A collaborative build space for Mechanical, Electronic, Kinetic Art and Alternative Energy Research

" I had not anticipated that the work would present any great difficulites . . ."
- Sir Ernest Shackleton, South pole explorer, 1915


From: jim mason
To: The Residents of the Shipyard
Date: May 10, 2007 5:41 PM
Subject: here's the plan


(written on lovely off-grid juice once again served up by the LAG).

we have talked further with the fire marshall. he is very serious
about enforcement and fines. there is no wiggle room on their
demands. he is saying unequivocally he will write a 2500 dollar fine
tomorrow if his conditions are not met.

furthermore, the more we review what they are asking for, and the
manner in which they have cornered us from all possible directions, it
is clear they have decided they do not want this facility here. we
can speculate as to why they have encouraged and tolerated us for
years, and worked with us to make it legal, but now have hit in the
most brutal of manner. maybe the berkeley bowl across the street is
the cataylst. maybe simply our expansion into the new building.but whatever the case, all professionals are agreeing that berkeley has no interest in working with us further, and we have no possibility for any sort of successful legalization with them. in short, we cannot win here. but that does not mean that we cannot win largely elsewhere.

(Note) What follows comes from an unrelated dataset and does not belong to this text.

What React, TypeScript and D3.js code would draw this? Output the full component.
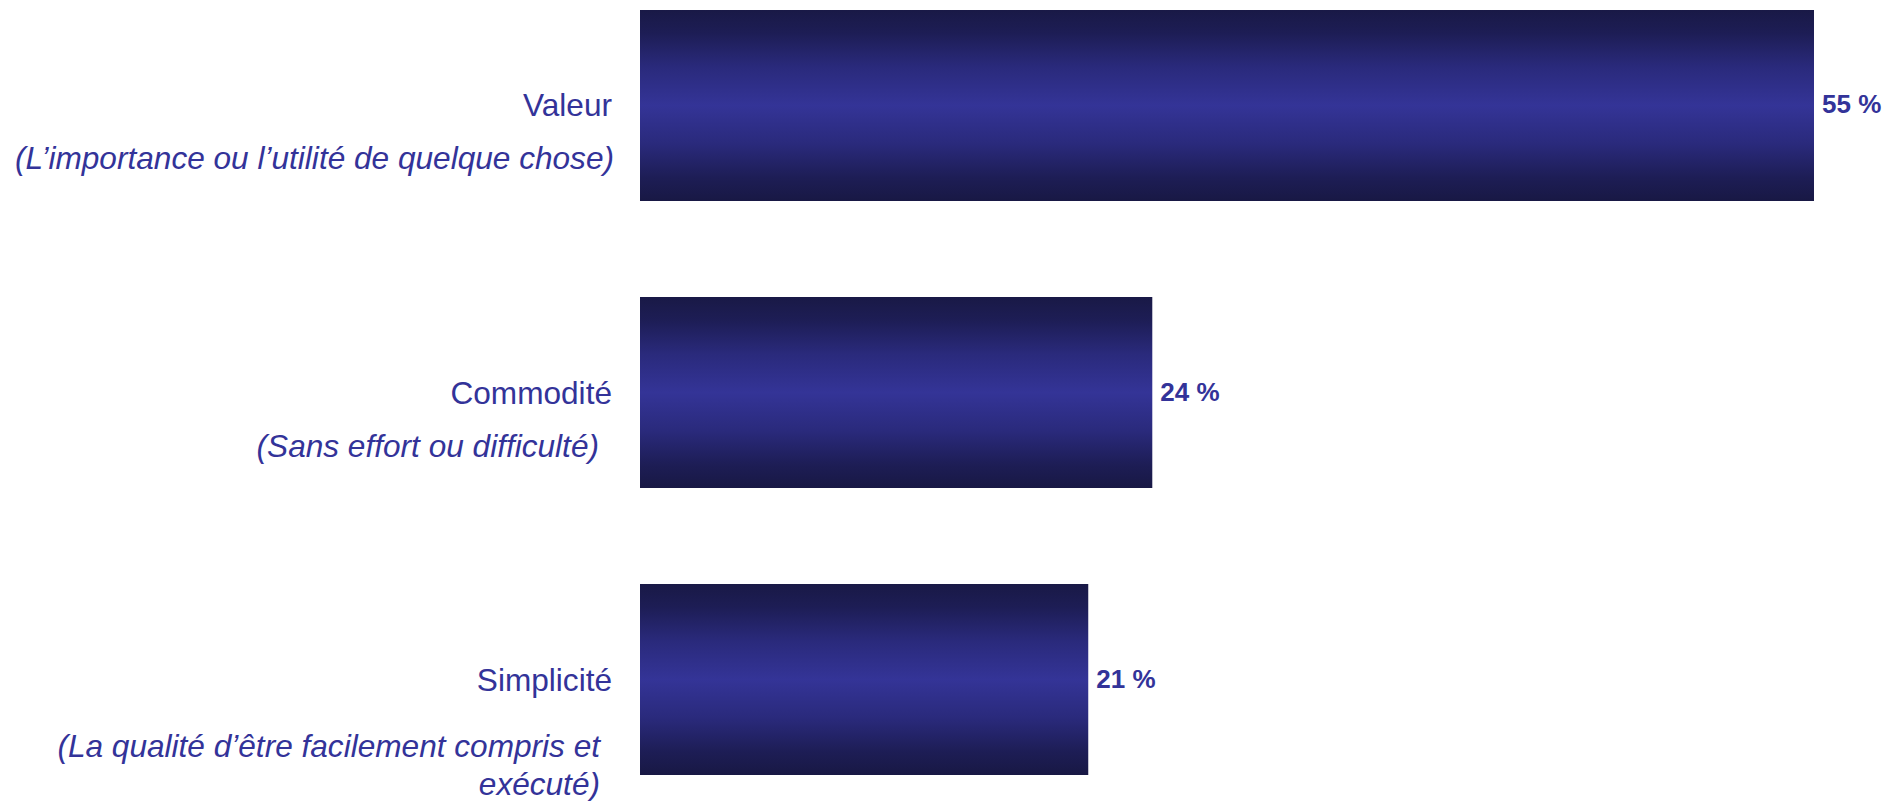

with such in mind, i am currently negotiating other spaces outside the
city of berkeley where we might quickly move all our shop containers
so that work can continue for the summer build season.
i feel a deep responsibility to all of you to find a soft landing for
our current problem. i am mobilizing all forces to make this happen.
today the best method appears to be to acquire space outside the city
of berkeley, where full container shops, as is, can be transported and
work continue in the new space. move to a place that is already up
and running and the container art use is already established, so
sliding in under an existing situation will likely be ok for at least
the short term.

in other terms, the idea here originally was mobile metal fab
facilities. the full containerized solution to enable the sane
building of insane large impossible art. the model seems to have
found some traction, as there are now 4 replications of it locally.
so maybe the best route is to use all this mobility in potential for
exactly what it was originally intended to do. (i.e. move)
after a night of mullling, i am now convinced we can create a safer
and more secured building situation for the summer by moving full
shops, not piecemeal things in buckets, and not trying to leverage
berkeley into some sort of detante on the new side. all interactions
today are showing they want blood past any point they are going to
compromise on an "interim" use over the summer. put simply, we cannot
use the facility whatsoever after tomorrow. so to work over the
summer, i think we should move the containers asap to a place where we
can continue asap.

i am currently exploring nimby, pacific pipe, boxshop, ace and some
known open buildings as a place we might fast relocate en masse. we
have two trucks. one runs. and we have a forklift that will lift all
this. somewhat like always intended.how we decide to continue for the longer run can be debated in the relative calm of the fall. all options will be open. but for now, my prime goal is to keep the collaborative art/tech juggernaut of the
shipyard together and functional for the summer heroics. and to do so, i think our best option is to go mobile . . . immediately . . .

the adventure will continue. giant machines will save us.